The Tor functor Tor_n(A, B) is the n-th left derived functor of − ⊗ B, computed via a projective resolution of A. Tor_1(A, B) measures the failure of A ⊗ − to be exact, capturing torsion phenomena. Higher Tor groups measure higher-order non-exactness. Tor is dual to Ext and crucial in computing tensor products of complexes and understanding flatness.
From exact sequences, you know what it means for a functor to be exact: it preserves the exactness of short exact sequences 0 → A' → A → A'' → 0. The tensor product − ⊗ B is right-exact: a short exact sequence 0 → A' → A → A'' → 0 yields A' ⊗ B → A ⊗ B → A'' ⊗ B → 0, with the zero on the right preserved. But the map A' ⊗ B → A ⊗ B may fail to be injective — left-exactness can break. The Tor functors are the derived functors that measure precisely how and how much it breaks.
The construction uses projective resolutions. For a module A, take a projective resolution: a long exact sequence ... → P₂ → P₁ → P₀ → A → 0 where each Pᵢ is projective (you know projective modules: they are the modules for which Hom(P, −) is exact, equivalently the direct summands of free modules). Remove A from the sequence. Tensor the remaining complex with B to get ... → P₂⊗B → P₁⊗B → P₀⊗B → 0. This tensored complex is generally no longer exact. Take its homology: Tor_n(A, B) = Hₙ(P_• ⊗ B). A key theorem establishes that this is independent of the choice of projective resolution, so Tor_n is well-defined.
The lowest cases give the most intuition. Tor_0(A, B) = A ⊗ B: the zeroth homology just recovers the original tensor product. Tor_1(A, B) is the most geometrically meaningful and gives Tor its name. For cyclic groups: Tor_1(ℤ/mℤ, ℤ/nℤ) ≅ ℤ/gcd(m,n)ℤ. This captures torsion interaction: two cyclic groups have non-trivial Tor₁ exactly when their orders share a common factor. The torsion in A interacts with the torsion in B in a way that is invisible to the tensor product itself (ℤ/mℤ ⊗ ℤ/nℤ ≅ ℤ/gcd(m,n)ℤ as well, but the information about the failure of exactness in the resolution is what Tor records at higher levels).

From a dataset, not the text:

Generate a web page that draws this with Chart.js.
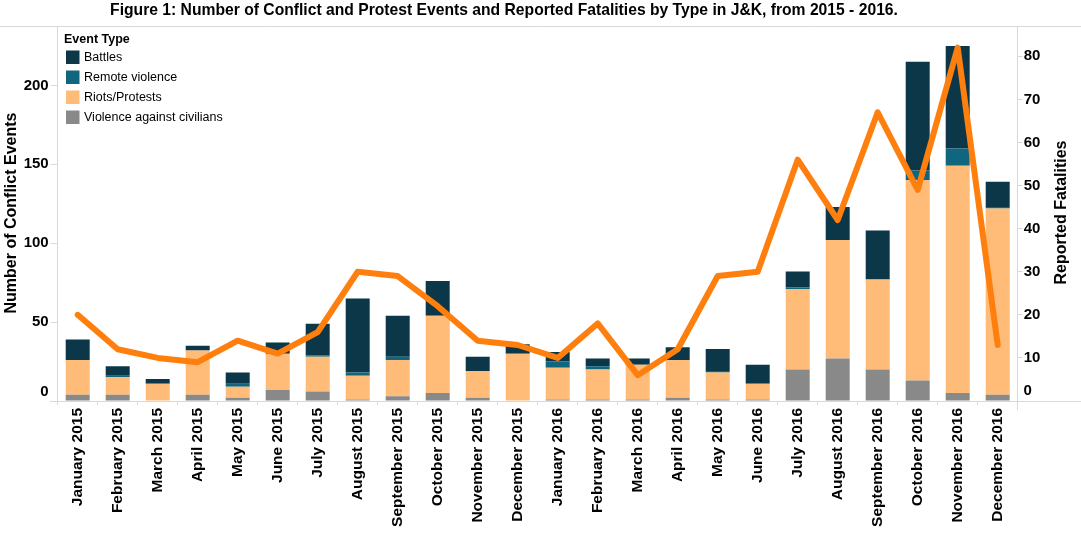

The flatness connection ties Tor back to module theory: A is flat if and only if Tor_n(A, B) = 0 for all n ≥ 1 and all B. Flat modules are precisely those for which tensoring preserves exact sequences — they are the "good" modules for tensor products, analogous to projective modules for Hom. Free modules are flat, projective modules are flat, but flatness is a strictly weaker condition (every projective is flat, but not conversely). In algebraic geometry, the fibers of a flat morphism vary "continuously" — Tor vanishing is the algebraic condition ensuring this geometric regularity. Higher Tor groups also appear in the Künneth formula for computing homology of product spaces, where Tor_1 terms correct for the non-exactness that can arise when the chain groups have torsion. Tor is, alongside Ext, one of the two fundamental invariants of homological algebra.